Why is the culture we have now the best? Or was it the culture we had in the 80s, when we it was us leaving instead of people coming here? Why can't it change? Should Christianity have not come to Ireland, Celtic culture was better? The Normans or the Vikings shouldn't have brought their culture here? Isn't culture just a changing thing anyway, and trying to stop it from changing, or stopping "outsiders" from changing it, a futile task?

Or even, fuck culture. Fuck ancestry. Fuck nationalism. They're just an idea. They're not real, not like someone trying to pave their way in life is real, someone who's trying to better their life, and their children's lives. My dad did it. Worked abroad and sent money back to my mam and sister, so they could survive. And I'm here as a result of that. How can I turn to someone and say they can't do the same, they can't provide for their children, because I want preserve some idea, or because I want all my neighbours to look like me, because someone published a paper that said that that reduces solidarity in the short run?

I have family in all four corners of the earth. Aunts and Uncles who left to places that had never seen a ginger before and brought all of their Irishness with them. Should they not have, to avoid some social tension? Because people would frown upon the growing Irish communities that they hadn't seen before? Well fuck it, they did. Loads of Irish people did, for decades if not centuries at this point. And now that we've had a few years of a Celtic Tiger we turn our noses up to people who are just like us? Mass emigration of Irish people is still a living memory, it's still happening to young Irish people right now! But it's a one way street? Fuck that.

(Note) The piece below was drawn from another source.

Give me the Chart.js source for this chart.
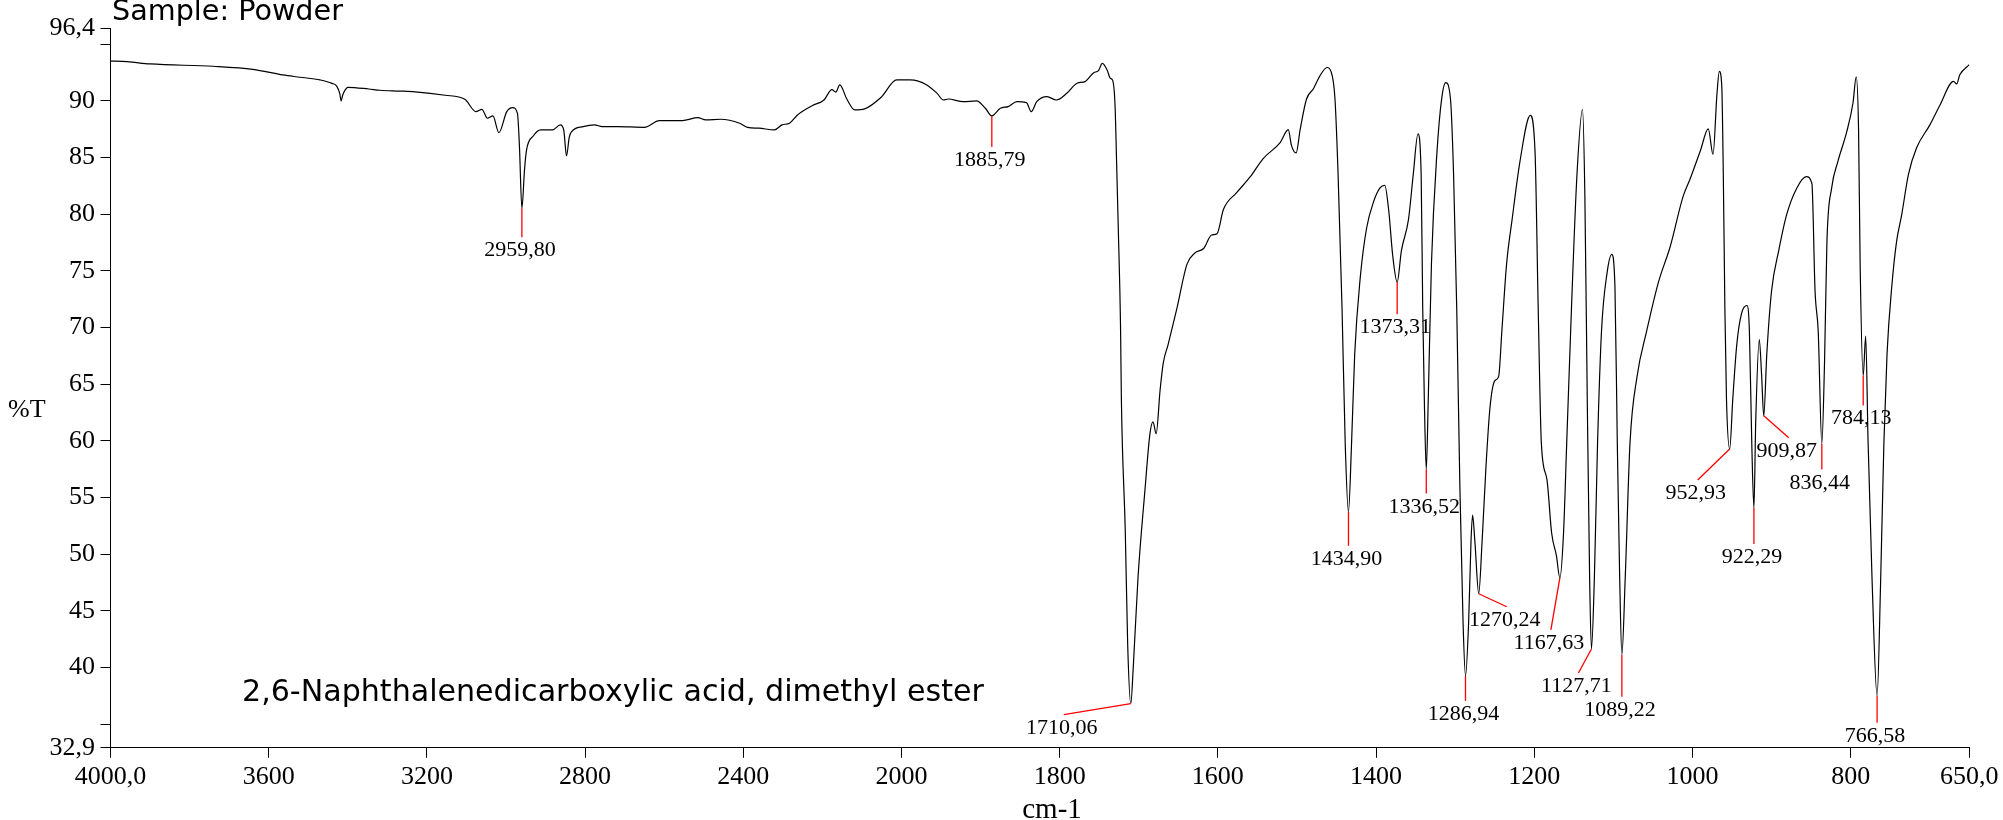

Like, if I could look back at it, after everything is finished, after I die, my children die, after the concept of Ireland dies with its culture and its people and its history long forgotten, after humanity is dead and gone the sun goes red giant and absorbs the Earth, if I could look back after all of that, what would I want to have seen myself do in the time that I had. Fight against it all? Try and keep Ireland for the Irish? Try and keep different religions and traditions and dance moves out because I want my kids to be raised like I was raised? Try furiously to stop change, hold back time? Or would I rather accept that it's all going to end, that change is going to come, for good or for worse, accept that it won't be easy, that there might be social and economic challenges ahead, and try deal with those challenges. Try and deal with them so that other people get to live their short and pointless lives with as much happiness and comfort as possible, so that they can have as much hope for their children as my parents have for me. And that their children can have as much of an opportunity to live and learn as I have been lucky to have.

You said Ireland is doomed. I won't disagree. We're an island, and the sea will erode us away and we will be forgotten about. All we have is right now, this once in a lifetime opportunity to enjoy life itself, and the least appealing thing to do in the time we have, in my opinion, is to be fucking homogeneous.